-- start --

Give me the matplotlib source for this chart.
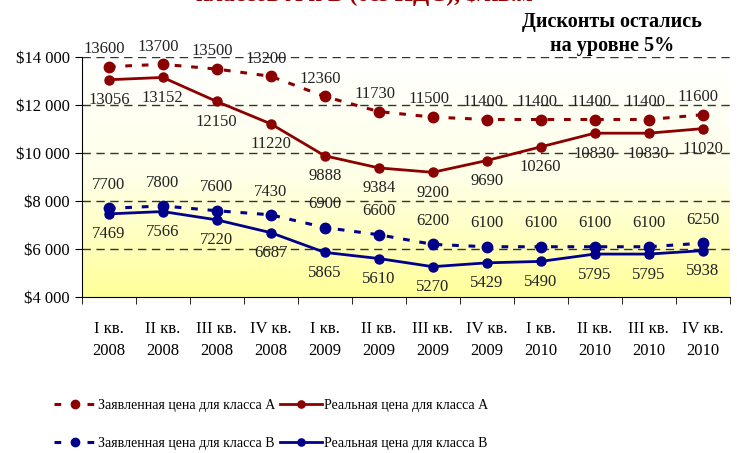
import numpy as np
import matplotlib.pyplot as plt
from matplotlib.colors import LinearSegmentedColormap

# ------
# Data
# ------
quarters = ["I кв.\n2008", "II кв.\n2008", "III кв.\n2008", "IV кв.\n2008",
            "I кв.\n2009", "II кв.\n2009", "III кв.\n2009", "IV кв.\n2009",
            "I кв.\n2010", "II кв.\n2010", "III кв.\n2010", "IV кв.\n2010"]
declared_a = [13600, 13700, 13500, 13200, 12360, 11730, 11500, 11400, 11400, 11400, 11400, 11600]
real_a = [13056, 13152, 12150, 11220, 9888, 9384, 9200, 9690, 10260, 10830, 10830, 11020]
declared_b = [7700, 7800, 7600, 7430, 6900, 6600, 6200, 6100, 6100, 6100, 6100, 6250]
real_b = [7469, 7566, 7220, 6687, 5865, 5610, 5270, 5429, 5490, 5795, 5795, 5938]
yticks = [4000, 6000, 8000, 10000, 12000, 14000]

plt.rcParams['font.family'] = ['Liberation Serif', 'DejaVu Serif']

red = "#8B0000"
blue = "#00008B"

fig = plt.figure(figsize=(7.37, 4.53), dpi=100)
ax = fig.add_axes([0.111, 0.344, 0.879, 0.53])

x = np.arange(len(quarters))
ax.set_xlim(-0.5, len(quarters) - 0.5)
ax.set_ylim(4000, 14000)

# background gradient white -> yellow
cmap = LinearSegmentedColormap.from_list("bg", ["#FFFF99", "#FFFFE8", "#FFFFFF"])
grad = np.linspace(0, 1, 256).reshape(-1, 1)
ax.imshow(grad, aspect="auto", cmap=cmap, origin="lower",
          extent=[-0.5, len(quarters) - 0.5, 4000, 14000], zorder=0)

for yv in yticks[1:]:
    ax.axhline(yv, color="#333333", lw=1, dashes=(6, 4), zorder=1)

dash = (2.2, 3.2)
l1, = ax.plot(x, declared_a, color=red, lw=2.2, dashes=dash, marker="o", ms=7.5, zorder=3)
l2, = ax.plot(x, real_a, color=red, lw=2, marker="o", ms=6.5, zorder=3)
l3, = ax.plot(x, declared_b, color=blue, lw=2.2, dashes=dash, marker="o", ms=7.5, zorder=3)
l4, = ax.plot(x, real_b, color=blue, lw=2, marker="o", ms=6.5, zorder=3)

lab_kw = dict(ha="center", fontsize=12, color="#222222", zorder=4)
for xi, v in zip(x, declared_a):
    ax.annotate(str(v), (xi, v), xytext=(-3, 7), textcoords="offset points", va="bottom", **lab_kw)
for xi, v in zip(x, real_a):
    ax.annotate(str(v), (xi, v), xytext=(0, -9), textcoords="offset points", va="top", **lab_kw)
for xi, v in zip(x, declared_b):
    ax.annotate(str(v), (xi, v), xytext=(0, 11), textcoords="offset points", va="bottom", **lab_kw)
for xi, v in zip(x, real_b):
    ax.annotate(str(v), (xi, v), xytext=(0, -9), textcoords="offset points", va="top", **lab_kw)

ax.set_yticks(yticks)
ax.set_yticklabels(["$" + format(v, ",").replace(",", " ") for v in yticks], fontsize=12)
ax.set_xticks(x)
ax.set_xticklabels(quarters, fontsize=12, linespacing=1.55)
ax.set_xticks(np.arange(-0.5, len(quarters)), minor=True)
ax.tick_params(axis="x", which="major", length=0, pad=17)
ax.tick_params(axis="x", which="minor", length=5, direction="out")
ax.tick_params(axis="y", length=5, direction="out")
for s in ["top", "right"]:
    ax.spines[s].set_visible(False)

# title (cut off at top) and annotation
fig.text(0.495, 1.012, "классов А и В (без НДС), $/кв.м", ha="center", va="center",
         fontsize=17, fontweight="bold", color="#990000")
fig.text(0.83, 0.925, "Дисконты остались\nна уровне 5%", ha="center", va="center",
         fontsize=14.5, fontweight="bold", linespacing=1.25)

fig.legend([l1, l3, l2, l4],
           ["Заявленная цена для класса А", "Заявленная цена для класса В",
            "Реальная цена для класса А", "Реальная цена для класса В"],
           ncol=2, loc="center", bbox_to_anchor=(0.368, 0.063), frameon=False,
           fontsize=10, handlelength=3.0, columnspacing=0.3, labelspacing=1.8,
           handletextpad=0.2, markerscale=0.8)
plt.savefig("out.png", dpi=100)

-- end --

■ **Goal**:
Repeat the data exactly, dropping every picture it holds.

■ **Full output**:
Give me the matplotlib source for this chart.
import numpy as np
import matplotlib.pyplot as plt
from matplotlib.colors import LinearSegmentedColormap

# ------
# Data
# ------
quarters = ["I кв.\n2008", "II кв.\n2008", "III кв.\n2008", "IV кв.\n2008",
            "I кв.\n2009", "II кв.\n2009", "III кв.\n2009", "IV кв.\n2009",
            "I кв.\n2010", "II кв.\n2010", "III кв.\n2010", "IV кв.\n2010"]
declared_a = [13600, 13700, 13500, 13200, 12360, 11730, 11500, 11400, 11400, 11400, 11400, 11600]
real_a = [13056, 13152, 12150, 11220, 9888, 9384, 9200, 9690, 10260, 10830, 10830, 11020]
declared_b = [7700, 7800, 7600, 7430, 6900, 6600, 6200, 6100, 6100, 6100, 6100, 6250]
real_b = [7469, 7566, 7220, 6687, 5865, 5610, 5270, 5429, 5490, 5795, 5795, 5938]
yticks = [4000, 6000, 8000, 10000, 12000, 14000]

plt.rcParams['font.family'] = ['Liberation Serif', 'DejaVu Serif']

red = "#8B0000"
blue = "#00008B"

fig = plt.figure(figsize=(7.37, 4.53), dpi=100)
ax = fig.add_axes([0.111, 0.344, 0.879, 0.53])

x = np.arange(len(quarters))
ax.set_xlim(-0.5, len(quarters) - 0.5)
ax.set_ylim(4000, 14000)

# background gradient white -> yellow
cmap = LinearSegmentedColormap.from_list("bg", ["#FFFF99", "#FFFFE8", "#FFFFFF"])
grad = np.linspace(0, 1, 256).reshape(-1, 1)
ax.imshow(grad, aspect="auto", cmap=cmap, origin="lower",
          extent=[-0.5, len(quarters) - 0.5, 4000, 14000], zorder=0)

for yv in yticks[1:]:
    ax.axhline(yv, color="#333333", lw=1, dashes=(6, 4), zorder=1)

dash = (2.2, 3.2)
l1, = ax.plot(x, declared_a, color=red, lw=2.2, dashes=dash, marker="o", ms=7.5, zorder=3)
l2, = ax.plot(x, real_a, color=red, lw=2, marker="o", ms=6.5, zorder=3)
l3, = ax.plot(x, declared_b, color=blue, lw=2.2, dashes=dash, marker="o", ms=7.5, zorder=3)
l4, = ax.plot(x, real_b, color=blue, lw=2, marker="o", ms=6.5, zorder=3)

lab_kw = dict(ha="center", fontsize=12, color="#222222", zorder=4)
for xi, v in zip(x, declared_a):
    ax.annotate(str(v), (xi, v), xytext=(-3, 7), textcoords="offset points", va="bottom", **lab_kw)
for xi, v in zip(x, real_a):
    ax.annotate(str(v), (xi, v), xytext=(0, -9), textcoords="offset points", va="top", **lab_kw)
for xi, v in zip(x, declared_b):
    ax.annotate(str(v), (xi, v), xytext=(0, 11), textcoords="offset points", va="bottom", **lab_kw)
for xi, v in zip(x, real_b):
    ax.annotate(str(v), (xi, v), xytext=(0, -9), textcoords="offset points", va="top", **lab_kw)

ax.set_yticks(yticks)
ax.set_yticklabels(["$" + format(v, ",").replace(",", " ") for v in yticks], fontsize=12)
ax.set_xticks(x)
ax.set_xticklabels(quarters, fontsize=12, linespacing=1.55)
ax.set_xticks(np.arange(-0.5, len(quarters)), minor=True)
ax.tick_params(axis="x", which="major", length=0, pad=17)
ax.tick_params(axis="x", which="minor", length=5, direction="out")
ax.tick_params(axis="y", length=5, direction="out")
for s in ["top", "right"]:
    ax.spines[s].set_visible(False)

# title (cut off at top) and annotation
fig.text(0.495, 1.012, "классов А и В (без НДС), $/кв.м", ha="center", va="center",
         fontsize=17, fontweight="bold", color="#990000")
fig.text(0.83, 0.925, "Дисконты остались\nна уровне 5%", ha="center", va="center",
         fontsize=14.5, fontweight="bold", linespacing=1.25)

fig.legend([l1, l3, l2, l4],
           ["Заявленная цена для класса А", "Заявленная цена для класса В",
            "Реальная цена для класса А", "Реальная цена для класса В"],
           ncol=2, loc="center", bbox_to_anchor=(0.368, 0.063), frameon=False,
           fontsize=10, handlelength=3.0, columnspacing=0.3, labelspacing=1.8,
           handletextpad=0.2, markerscale=0.8)
plt.savefig("out.png", dpi=100)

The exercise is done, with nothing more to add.